No, I wasn’t proud of the weight I was gaining. But I genuinely had no idea what I was doing wrong.

When Weight Loss Comments Start Shaping Your Body Image

I was one of those people who constantly tried to control portions, eat less, avoid oily food, and do whatever I thought might help me not gain even a single pound more. At some point, I even started working out and joined a gym. For a couple of days, I survived almost entirely on salad—because someone had once told me that actors only eat salad.

In case you’re wondering about my weight, I was around 67 kg on a 5’2” frame. Was it too much? Maybe, yes. But more than anything else, it slowly began to chip away at my confidence.
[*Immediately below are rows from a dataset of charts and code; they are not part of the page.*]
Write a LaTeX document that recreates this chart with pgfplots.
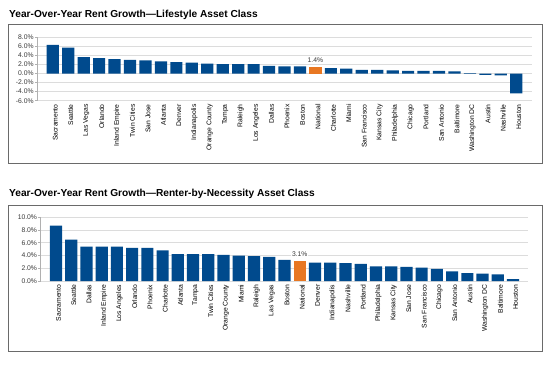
\documentclass[border=0pt]{standalone}
\usepackage{pgfplots}
\pgfplotsset{compat=1.18}
\usepackage{fontspec}
\setmainfont{Liberation Sans}
\definecolor{barblue}{HTML}{004A8D}
\definecolor{barorange}{HTML}{E87722}
\definecolor{gridgray}{HTML}{DCDCDC}
\definecolor{framegray}{HTML}{6A6A6A}
\definecolor{ticktext}{HTML}{3A3A3A}
\newcommand{\tickfont}{\fontsize{6.8}{7.5}\selectfont}
\pgfplotsset{
  rentaxis/.style={
    scale only axis,
    xmin=-1, xmax=31,
    xtick={0,...,30},
    separate axis lines,
    axis x line*=bottom,
    axis y line*=left,
    x axis line style={draw=none},
    y axis line style={draw=gridgray!80!black, line width=0.6bp},
    xtick style={draw=none},
    ytick style={draw=gridgray!80!black, line width=0.6bp},
    tick align=outside,
    major tick length=2.5bp,
    ymajorgrids,
    grid style={draw=gridgray, line width=0.9bp},
    xticklabel style={rotate=90, anchor=east, font=\tickfont, text=black, inner sep=1bp, yshift=-2.5bp},
    yticklabel style={font=\tickfont, text=ticktext, inner sep=1bp},
    ybar, bar width=12.2bp,
  },
}
\begin{document}
\begin{tikzpicture}[x=1bp,y=1bp]
\path[use as bounding box] (0,0) rectangle (552,367);
\fill[white] (0,0) rectangle (552,367);
% frames
\draw[framegray, line width=0.9bp] (8,342.7) rectangle (542.7,203.5);
\draw[framegray, line width=0.9bp] (8,161.5) rectangle (542.7,16);
% titles
\node[anchor=base west, inner sep=0pt, font=\fontsize{10.2}{12}\selectfont\bfseries] at (9,349.7) {Year-Over-Year Rent Growth—Lifestyle Asset Class};
\node[anchor=base west, inner sep=0pt, font=\fontsize{10.2}{12}\selectfont\bfseries] at (9,171) {Year-Over-Year Rent Growth—Renter-by-Necessity Asset Class};

\begin{axis}[rentaxis,
  at={(37.3bp,266.3bp)}, anchor=south west,
  width=494.4bp, height=63.4bp,
  ymin=-6, ymax=8,
  ytick={-6,-4,-2,0,2,4,6,8},
  yticklabels={-6.0\%,-4.0\%,-2.0\%,0.0\%,2.0\%,4.0\%,6.0\%,8.0\%},
  xticklabels={Sacramento,Seattle,Las Vegas,Orlando,Inland Empire,Twin Cities,San Jose,Atlanta,Denver,Indianapolis,Orange County,Tampa,Raleigh,Los Angeles,Dallas,Phoenix,Boston,National,Charlotte,Miami,San Francisco,Kansas City,Philadelphia,Chicago,Portland,San Antonio,Baltimore,Washington DC,Austin,Nashville,Houston},
]
\addplot[fill=barblue, draw=none, bar shift=0pt] coordinates {
(0,6.3) (1,5.7) (2,3.6) (3,3.4) (4,3.2) (5,3.0) (6,2.9) (7,2.7) (8,2.5) (9,2.4)
(10,2.2) (11,2.1) (12,2.1) (13,2.1) (14,1.7) (15,1.6) (16,1.6)
(18,1.2) (19,1.1) (20,0.8) (21,0.8) (22,0.7) (23,0.6) (24,0.6) (25,0.6) (26,0.5)
(27,0.1) (28,-0.3) (29,-0.4) (30,-4.4)};
\addplot[fill=barorange, draw=none, bar shift=0pt,
  nodes near coords={1.4\%},
  every node near coord/.append style={fill=white, inner sep=1bp, font=\tickfont, text=ticktext, yshift=3bp}]
  coordinates {(17,1.4)};
\end{axis}

\begin{axis}[rentaxis,
  at={(40.7bp,86bp)}, anchor=south west,
  width=487.6bp, height=63.7bp,
  ymin=0, ymax=10,
  ytick={0,2,4,6,8,10},
  yticklabels={0.0\%,2.0\%,4.0\%,6.0\%,8.0\%,10.0\%},
  xticklabels={Sacramento,Seattle,Dallas,Inland Empire,Los Angeles,Orlando,Phoenix,Charlotte,Atlanta,Tampa,Twin Cities,Orange County,Miami,Raleigh,Las Vegas,Boston,National,Denver,Indianapolis,Nashville,Portland,Philadelphia,Kansas City,San Jose,San Francisco,Chicago,San Antonio,Austin,Washington DC,Baltimore,Houston},
]
\addplot[fill=barblue, draw=none, bar shift=0pt] coordinates {
(0,8.7) (1,6.5) (2,5.4) (3,5.4) (4,5.4) (5,5.2) (6,5.2) (7,4.8) (8,4.2) (9,4.2)
(10,4.2) (11,4.1) (12,4.0) (13,3.9) (14,3.8) (15,3.3)
(17,2.9) (18,2.9) (19,2.8) (20,2.7) (21,2.3) (22,2.3) (23,2.2) (24,2.1) (25,1.9)
(26,1.5) (27,1.25) (28,1.15) (29,1.05) (30,0.3)};
\addplot[fill=barorange, draw=none, bar shift=0pt,
  nodes near coords={3.1\%},
  every node near coord/.append style={fill=white, inner sep=1bp, font=\tickfont, text=ticktext, yshift=3bp}]
  coordinates {(16,3.1)};
\end{axis}
\end{tikzpicture}
\end{document}
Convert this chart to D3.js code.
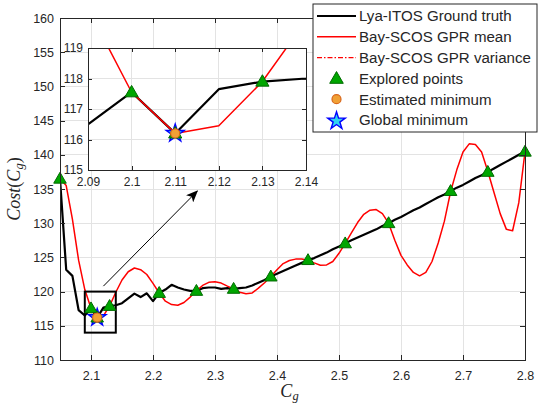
<!DOCTYPE html>
<html lang="en">
<head>
<meta charset="UTF-8">
<script src="https://d3js.org/d3.v7.min.js"></script>
<title>Cost vs Cg</title>
<style>
  body { margin: 0; background: #fff; }
  svg text { font-family: "Liberation Sans", Arial, sans-serif; fill: #262626; }
  .axis path, .axis line { stroke: #262626; stroke-width: 1; fill: none; shape-rendering: crispEdges; }
  .grid line { stroke: #e3e3e3; stroke-width: 1; shape-rendering: crispEdges; }
  .mathlabel { font-family: "Liberation Serif", "DejaVu Serif", serif; font-style: italic; }
</style>
</head>
<body>
<script>
// sampled Cg values (ground truth + GPR mean evaluated on the same grid)
var cg = [2.05, 2.06, 2.07, 2.08, 2.09, 2.10, 2.11, 2.12, 2.13, 2.14,
          2.15, 2.16, 2.17, 2.18, 2.19, 2.20, 2.21, 2.22, 2.23, 2.24,
          2.25, 2.26, 2.27, 2.28, 2.29, 2.30, 2.31, 2.32, 2.33, 2.34,
          2.35, 2.36, 2.37, 2.38, 2.39, 2.40, 2.41, 2.42, 2.43, 2.44,
          2.45, 2.46, 2.47, 2.48, 2.49, 2.50, 2.51, 2.52, 2.53, 2.54,
          2.55, 2.56, 2.57, 2.58, 2.59, 2.60, 2.61, 2.62, 2.63, 2.64,
          2.65, 2.66, 2.67, 2.68, 2.69, 2.70, 2.71, 2.72, 2.73, 2.74,
          2.75, 2.76, 2.77, 2.78, 2.79, 2.80]

var groundTruth = [136.5, 123.2, 122.3, 117.3, 116.5, 117.55, 116.2, 117.65, 117.9, 118.0,
          118.3, 119.0, 119.7, 119.2, 119.75, 118.6, 119.8, 120.3, 121.0, 120.6,
          120.3, 120.1, 120.1, 120.5, 120.6, 120.6, 120.4, 120.5, 120.4, 120.5,
          120.6, 120.9, 121.3, 121.7, 122.2, 122.6, 123.0, 123.4, 123.8, 124.2,
          124.6, 124.9, 125.3, 125.7, 126.2, 126.6, 127.05, 127.5, 127.9, 128.3,
          128.7, 129.1, 129.6, 130.0, 130.5, 130.9, 131.4, 131.9, 132.3, 132.8,
          133.3, 133.8, 134.2, 134.7, 135.2, 135.6, 136.1, 136.6, 137.0, 137.5,
          138.0, 138.5, 139.0, 139.5, 140.0, 140.45]

var gprMean = [136.5, 135.5, 130.6, 124.6, 120.3, 117.55, 116.2, 116.45, 117.9, 119.9,
          121.7, 122.9, 123.45, 123.2, 122.5, 121.2, 119.8, 118.6, 118.1, 118.0,
          118.4, 119.2, 120.1, 120.9, 121.35, 121.45, 121.25, 120.8, 120.4, 119.9,
          119.7, 119.8, 120.5, 121.3, 122.2, 123.2, 124.1, 124.55, 124.75, 124.75,
          124.6, 124.2, 123.85, 123.9, 124.4, 125.6, 127.05, 128.6, 130.1, 131.3,
          131.9, 132.0, 131.4, 130.0, 127.5, 125.3, 123.9, 122.8, 122.3, 122.8,
          124.4, 127.1, 130.3, 134.6, 137.8, 140.4, 141.6, 141.5, 140.4, 137.6,
          134.5, 131.4, 129.1, 128.9, 133.0, 140.45]

var exploredCg = [2.05, 2.10, 2.11, 2.13, 2.21, 2.27, 2.33, 2.39, 2.45, 2.51, 2.58, 2.68, 2.74, 2.80]
var exploredCost = [136.5, 117.55, 116.2, 117.9, 119.8, 120.1, 120.4, 122.2, 124.6, 127.05, 130.0, 134.7, 137.5, 140.45]

var estimatedMin = [2.11, 116.2]
var globalMin = [2.11, 116.2]

var xTicks = [2.1, 2.2, 2.3, 2.4, 2.5, 2.6, 2.7, 2.8]
var yTicks = [110, 115, 120, 125, 130, 135, 140, 145, 150, 155, 160]
var insetXTicks = [2.09, 2.1, 2.11, 2.12, 2.13, 2.14]
var insetYTicks = [115, 116, 117, 118, 119]

var zoomBox = { x: [2.09, 2.14], y: [114, 120] }
var arrowFrom = [2.12, 120.8], arrowTo = [2.2715, 134.7]

var legendLabels = ["Lya-ITOS Ground truth", "Bay-SCOS GPR mean", "Bay-SCOS GPR variance",
                    "Explored points", "Estimated minimum", "Global minimum"]

var width = 539, height = 409
var plot = { left: 60, right: 525, top: 18, bottom: 360 }
var inset = { left: 88, right: 306, top: 48, bottom: 170 }

var gtData = cg.map(function (d, i) { return [d, groundTruth[i]] })
var meanData = cg.map(function (d, i) { return [d, gprMean[i]] })
var explored = exploredCg.map(function (d, i) { return [d, exploredCost[i]] })

var svg = d3.select("body").append("svg")
    .attr("width", width)
    .attr("height", height)

var defs = svg.append("defs")

var triFill = "#00a600", triStroke = "#006b00"
var fmt = d3.format("~g")

function drawPanel(g, xs, ys, xt, yt, clipId, opts) {
    // grid
    var grid = g.append("g").attr("class", "grid")
    grid.selectAll(".gx").data(xt).enter().append("line")
        .attr("x1", xs).attr("x2", xs)
        .attr("y1", ys.range()[0]).attr("y2", ys.range()[1])
    grid.selectAll(".gy").data(yt).enter().append("line")
        .attr("y1", ys).attr("y2", ys)
        .attr("x1", xs.range()[0]).attr("x2", xs.range()[1])

    defs.append("clipPath").attr("id", clipId).append("rect")
        .attr("x", xs.range()[0]).attr("y", ys.range()[1])
        .attr("width", xs.range()[1] - xs.range()[0])
        .attr("height", ys.range()[0] - ys.range()[1])

    var line = d3.line().x(function (d) { return xs(d[0]) }).y(function (d) { return ys(d[1]) })
    var lines = g.append("g").attr("clip-path", "url(#" + clipId + ")")
    lines.append("path").datum(gtData)
        .attr("d", line).attr("fill", "none")
        .attr("stroke", "#000").attr("stroke-width", 2.2)
        .attr("stroke-linejoin", "round")
    lines.append("path").datum(meanData)
        .attr("d", line).attr("fill", "none")
        .attr("stroke", "#ff0000").attr("stroke-width", 1.5)
        .attr("stroke-linejoin", "round")

    if (opts.extra) opts.extra(g, xs, ys)

    var mk = g.append("g")
    // global minimum star (sits underneath)
    mk.append("path")
        .attr("d", d3.symbol().type(d3.symbolStar).size(opts.starSize)())
        .attr("transform", "translate(" + xs(globalMin[0]) + "," + ys(globalMin[1]) + ")")
        .attr("fill", "#2fd3f0").attr("stroke", "#0000ff").attr("stroke-width", 1.4)
    mk.selectAll(".tri").data(explored).enter().append("path")
        .attr("d", d3.symbol().type(d3.symbolTriangle).size(opts.triSize)())
        .attr("transform", function (d) { return "translate(" + xs(d[0]) + "," + (ys(d[1]) + 0.8) + ")" })
        .attr("fill", triFill).attr("stroke", triStroke).attr("stroke-width", 1)
    mk.append("circle")
        .attr("cx", xs(estimatedMin[0])).attr("cy", ys(estimatedMin[1]))
        .attr("r", opts.circR)
        .attr("fill", "#f0a035").attr("stroke", "#d8661a").attr("stroke-width", 1.2)

    // axes box
    var x0 = xs.range()[0], x1 = xs.range()[1], y0 = ys.range()[0], y1 = ys.range()[1]
    var tk = opts.tick
    g.append("g").attr("class", "axis").attr("transform", "translate(0," + y0 + ")")
        .call(d3.axisBottom(xs).tickValues(xt).tickSizeInner(-tk).tickSizeOuter(0).tickPadding(opts.xPad).tickFormat(fmt))
        .selectAll("text").attr("font-size", opts.font + "px")
    g.append("g").attr("class", "axis").attr("transform", "translate(" + x0 + ",0)")
        .call(d3.axisLeft(ys).tickValues(yt).tickSizeInner(-tk).tickSizeOuter(0).tickPadding(opts.yPad).tickFormat(fmt))
        .selectAll("text").attr("font-size", opts.font + "px")
    g.append("g").attr("class", "axis").attr("transform", "translate(0," + y1 + ")")
        .call(d3.axisTop(xs).tickValues(xt).tickSizeInner(-tk).tickSizeOuter(0).tickFormat(""))
    g.append("g").attr("class", "axis").attr("transform", "translate(" + x1 + ",0)")
        .call(d3.axisRight(ys).tickValues(yt).tickSizeInner(-tk).tickSizeOuter(0).tickFormat(""))
    g.selectAll(".axis text").attr("font-family", "Liberation Sans, Arial, sans-serif")
}

// main axes
var xScale = d3.scaleLinear().domain([2.05, 2.8]).range([plot.left, plot.right])
var yScale = d3.scaleLinear().domain([110, 160]).range([plot.bottom, plot.top])

var mainG = svg.append("g")
drawPanel(mainG, xScale, yScale, xTicks, yTicks, "clipMain", {
    tick: 5, font: 12.5, xPad: 11, yPad: 6,
    starSize: 95, triSize: 68, circR: 4.6,
    extra: function (g, xs, ys) {
        // zoom rectangle
        g.append("rect")
            .attr("x", xs(zoomBox.x[0])).attr("y", ys(zoomBox.y[1]))
            .attr("width", xs(zoomBox.x[1]) - xs(zoomBox.x[0]))
            .attr("height", ys(zoomBox.y[0]) - ys(zoomBox.y[1]))
            .attr("fill", "none").attr("stroke", "#000").attr("stroke-width", 2)
    }
})

// arrow towards inset
defs.append("marker").attr("id", "ahead")
    .attr("viewBox", "0 0 12 10").attr("refX", 11).attr("refY", 5)
    .attr("markerWidth", 12).attr("markerHeight", 10)
    .attr("markerUnits", "userSpaceOnUse").attr("orient", "auto")
    .append("path").attr("d", "M0,0 L12,5 L0,10 L3,5 Z").attr("fill", "#000")
svg.append("line")
    .attr("x1", xScale(arrowFrom[0])).attr("y1", yScale(arrowFrom[1]))
    .attr("x2", xScale(arrowTo[0])).attr("y2", yScale(arrowTo[1]))
    .attr("stroke", "#000").attr("stroke-width", 1)
    .attr("marker-end", "url(#ahead)")

// axis labels
var yl = svg.append("text").attr("class", "mathlabel")
    .attr("transform", "translate(20," + ((plot.top + plot.bottom) / 2) + ") rotate(-90)")
    .attr("text-anchor", "middle").attr("font-size", "18px")
yl.append("tspan").text("Cost")
yl.append("tspan").attr("font-style", "normal").text("(")
yl.append("tspan").text("C")
yl.append("tspan").attr("font-size", "12.5px").attr("dy", 3).text("g")
yl.append("tspan").attr("font-style", "normal").attr("dy", -3).text(")")

var xl = svg.append("text").attr("class", "mathlabel")
    .attr("x", (plot.left + plot.right) / 2 - 3).attr("y", 397)
    .attr("text-anchor", "middle").attr("font-size", "18px")
xl.append("tspan").text("C")
xl.append("tspan").attr("font-size", "12.5px").attr("dy", 3).text("g")

// inset axes
var ixScale = d3.scaleLinear().domain([2.09, 2.14]).range([inset.left, inset.right])
var iyScale = d3.scaleLinear().domain([115, 119]).range([inset.bottom, inset.top])
var insetG = svg.append("g")
insetG.append("rect")
    .attr("x", inset.left).attr("y", inset.top)
    .attr("width", inset.right - inset.left).attr("height", inset.bottom - inset.top)
    .attr("fill", "#fff")
drawPanel(insetG, ixScale, iyScale, insetXTicks, insetYTicks, "clipInset", {
    tick: 4, font: 12, xPad: 7, yPad: 5,
    starSize: 100, triSize: 75, circR: 4.6
})

// legend
var lg = svg.append("g")
lg.append("rect").attr("x", 313).attr("y", 4).attr("width", 224).attr("height", 128)
    .attr("fill", "#fff").attr("stroke", "#262626").attr("stroke-width", 1)
var rowY = function (i) { return 16 + i * 20.8 }
var sx1 = 317, sx2 = 356, smid = (sx1 + sx2) / 2
lg.selectAll(".lt").data(legendLabels).enter().append("text")
    .attr("x", 359).attr("y", function (d, i) { return rowY(i) })
    .attr("dy", "0.36em").attr("font-size", "15.1px").text(function (d) { return d })
lg.append("line").attr("x1", sx1).attr("x2", sx2).attr("y1", rowY(0)).attr("y2", rowY(0))
    .attr("stroke", "#000").attr("stroke-width", 2.2)
lg.append("line").attr("x1", sx1).attr("x2", sx2).attr("y1", rowY(1)).attr("y2", rowY(1))
    .attr("stroke", "#ff0000").attr("stroke-width", 1.5)
lg.append("line").attr("x1", sx1).attr("x2", sx2).attr("y1", rowY(2)).attr("y2", rowY(2))
    .attr("stroke", "#ff0000").attr("stroke-width", 1.2).attr("stroke-dasharray", "5,2,1.5,2")
lg.append("path").attr("d", d3.symbol().type(d3.symbolTriangle).size(80)())
    .attr("transform", "translate(" + smid + "," + (rowY(3) + 1) + ")")
    .attr("fill", triFill).attr("stroke", triStroke)
lg.append("circle").attr("cx", smid).attr("cy", rowY(4)).attr("r", 4.5)
    .attr("fill", "#f0a035").attr("stroke", "#d8661a").attr("stroke-width", 1.2)
lg.append("path").attr("d", d3.symbol().type(d3.symbolStar).size(95)())
    .attr("transform", "translate(" + smid + "," + (rowY(5) + 1) + ")")
    .attr("fill", "#2fd3f0").attr("stroke", "#0000ff").attr("stroke-width", 1.4)
</script>
</body>
</html>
I remember standing in a trial room once, staring at the mirror while my mom passed clothes to me through the curtain. “Try the next size,” I said before even attempting the one she had picked. I had already convinced myself it wouldn’t fit. Over time, shopping stopped feeling exciting and started feeling stressful. I was always afraid that nothing good would fit me, that I would walk out of the store with the biggest size available, no, not because I liked it, but because it was the only thing that worked.

Whenever my mom went clothes shopping for me, I would often ask her to buy the biggest size available, just to make sure it fit. This was also a time before unlimited internet, before reels and social media constantly showed us what people across the world looked like. I didn’t have that broader perspective. I didn’t know where I really stood in the bigger picture.

All I knew was that the people around me seemed to think I was too big, too broad. So I tried everything I thought would help: eating less, skipping foods, exercising without really understanding what my body needed. But none of it answered the one question that kept bothering me: If I was trying so hard, why wasn’t it working?

And the truth is, no one really taught me how to understand food or my body. They only taught me how to feel guilty about both. It would take me years, and a lot of learning through food, travel, and observation, to realise that the answer had very little to do with willpower, and a lot more to do with understanding how we eat, what we eat, and why.

And that realisation changed everything.